• PROBLEM REQUIREMENTS: Transcribe only the lines of the listing below from the one holding "Give me the matplotlib source for this chart." through the one holding "plt.rcParams['mathtext.it'] = 'Liberation", inclusive, without any change.

[Items from a data source]
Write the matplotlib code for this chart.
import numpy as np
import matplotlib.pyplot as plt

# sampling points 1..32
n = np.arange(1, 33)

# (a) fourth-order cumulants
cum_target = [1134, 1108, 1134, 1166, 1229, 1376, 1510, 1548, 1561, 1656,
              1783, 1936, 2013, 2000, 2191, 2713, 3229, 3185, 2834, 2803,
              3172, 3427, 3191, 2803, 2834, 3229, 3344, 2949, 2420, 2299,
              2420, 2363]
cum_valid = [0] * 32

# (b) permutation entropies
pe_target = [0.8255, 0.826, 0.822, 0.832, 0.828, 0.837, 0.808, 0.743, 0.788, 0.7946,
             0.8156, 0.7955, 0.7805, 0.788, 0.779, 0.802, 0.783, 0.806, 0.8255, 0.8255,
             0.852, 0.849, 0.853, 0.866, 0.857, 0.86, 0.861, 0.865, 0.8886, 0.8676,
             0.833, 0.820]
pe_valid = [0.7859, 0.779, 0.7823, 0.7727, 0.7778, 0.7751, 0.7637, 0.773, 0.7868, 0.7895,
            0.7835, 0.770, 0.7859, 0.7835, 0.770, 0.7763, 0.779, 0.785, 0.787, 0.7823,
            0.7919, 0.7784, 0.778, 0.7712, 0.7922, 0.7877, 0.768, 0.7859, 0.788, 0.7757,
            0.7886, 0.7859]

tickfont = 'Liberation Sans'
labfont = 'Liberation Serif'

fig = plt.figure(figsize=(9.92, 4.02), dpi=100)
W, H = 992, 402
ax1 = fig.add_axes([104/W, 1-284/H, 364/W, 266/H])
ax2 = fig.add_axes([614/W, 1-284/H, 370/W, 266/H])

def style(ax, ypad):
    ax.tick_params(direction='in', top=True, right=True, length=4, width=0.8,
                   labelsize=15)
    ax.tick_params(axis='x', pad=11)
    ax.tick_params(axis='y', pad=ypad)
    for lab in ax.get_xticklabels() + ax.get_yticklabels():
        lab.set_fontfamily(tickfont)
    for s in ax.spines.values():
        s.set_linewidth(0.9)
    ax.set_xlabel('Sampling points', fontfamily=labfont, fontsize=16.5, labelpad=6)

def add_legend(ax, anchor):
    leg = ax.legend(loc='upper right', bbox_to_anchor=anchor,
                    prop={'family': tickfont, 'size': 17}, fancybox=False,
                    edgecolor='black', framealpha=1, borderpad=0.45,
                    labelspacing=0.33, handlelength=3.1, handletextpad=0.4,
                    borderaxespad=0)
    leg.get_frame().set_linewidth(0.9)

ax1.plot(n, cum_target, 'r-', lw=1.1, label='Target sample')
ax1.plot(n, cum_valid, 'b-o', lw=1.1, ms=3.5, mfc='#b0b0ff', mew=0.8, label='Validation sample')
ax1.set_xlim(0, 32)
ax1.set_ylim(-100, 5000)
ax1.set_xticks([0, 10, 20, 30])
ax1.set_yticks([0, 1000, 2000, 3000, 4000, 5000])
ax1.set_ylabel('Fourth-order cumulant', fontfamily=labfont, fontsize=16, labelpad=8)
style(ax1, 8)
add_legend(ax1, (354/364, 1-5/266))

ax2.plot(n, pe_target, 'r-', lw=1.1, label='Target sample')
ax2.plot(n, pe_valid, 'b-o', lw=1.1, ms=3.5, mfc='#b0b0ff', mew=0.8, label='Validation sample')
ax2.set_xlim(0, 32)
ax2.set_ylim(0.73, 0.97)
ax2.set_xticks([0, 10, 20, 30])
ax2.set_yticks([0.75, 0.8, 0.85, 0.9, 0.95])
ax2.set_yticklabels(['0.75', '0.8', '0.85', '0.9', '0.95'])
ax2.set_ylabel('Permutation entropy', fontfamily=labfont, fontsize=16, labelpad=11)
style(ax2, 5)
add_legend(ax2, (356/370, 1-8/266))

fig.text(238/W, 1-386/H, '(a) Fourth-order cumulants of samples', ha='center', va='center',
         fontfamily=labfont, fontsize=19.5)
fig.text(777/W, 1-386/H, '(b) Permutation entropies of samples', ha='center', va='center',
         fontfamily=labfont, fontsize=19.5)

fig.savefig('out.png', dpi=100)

* * *

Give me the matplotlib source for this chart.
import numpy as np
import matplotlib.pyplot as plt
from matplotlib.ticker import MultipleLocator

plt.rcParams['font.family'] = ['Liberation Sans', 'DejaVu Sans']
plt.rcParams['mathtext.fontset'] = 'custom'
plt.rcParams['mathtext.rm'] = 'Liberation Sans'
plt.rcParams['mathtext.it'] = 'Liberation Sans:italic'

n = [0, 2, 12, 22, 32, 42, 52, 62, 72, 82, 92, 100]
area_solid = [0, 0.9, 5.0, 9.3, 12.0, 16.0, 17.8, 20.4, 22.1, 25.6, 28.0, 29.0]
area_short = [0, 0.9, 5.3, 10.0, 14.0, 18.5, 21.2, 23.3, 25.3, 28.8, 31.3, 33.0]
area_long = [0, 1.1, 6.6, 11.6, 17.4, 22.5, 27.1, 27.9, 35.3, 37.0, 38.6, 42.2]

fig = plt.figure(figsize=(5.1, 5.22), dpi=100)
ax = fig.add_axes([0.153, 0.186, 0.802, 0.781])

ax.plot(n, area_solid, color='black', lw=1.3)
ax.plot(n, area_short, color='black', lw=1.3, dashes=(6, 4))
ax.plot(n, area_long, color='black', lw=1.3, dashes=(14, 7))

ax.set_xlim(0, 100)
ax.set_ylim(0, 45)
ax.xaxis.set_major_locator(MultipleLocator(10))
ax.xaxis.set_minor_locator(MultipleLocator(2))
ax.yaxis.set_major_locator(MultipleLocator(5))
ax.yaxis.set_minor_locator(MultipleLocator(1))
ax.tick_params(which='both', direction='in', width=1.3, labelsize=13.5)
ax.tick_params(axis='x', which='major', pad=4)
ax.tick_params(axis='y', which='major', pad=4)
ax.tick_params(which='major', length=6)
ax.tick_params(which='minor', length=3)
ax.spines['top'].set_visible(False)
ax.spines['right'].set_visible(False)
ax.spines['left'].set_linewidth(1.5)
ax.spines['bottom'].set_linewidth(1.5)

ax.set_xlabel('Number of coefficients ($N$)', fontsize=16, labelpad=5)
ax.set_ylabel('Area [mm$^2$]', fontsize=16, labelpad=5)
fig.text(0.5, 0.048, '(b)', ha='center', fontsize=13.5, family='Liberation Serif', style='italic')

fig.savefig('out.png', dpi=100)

• OUTPUT:
Give me the matplotlib source for this chart.
import numpy as np
import matplotlib.pyplot as plt
from matplotlib.ticker import MultipleLocator

plt.rcParams['font.family'] = ['Liberation Sans', 'DejaVu Sans']
plt.rcParams['mathtext.fontset'] = 'custom'
plt.rcParams['mathtext.rm'] = 'Liberation Sans'
plt.rcParams['mathtext.it'] = 'Liberation Sans:italic'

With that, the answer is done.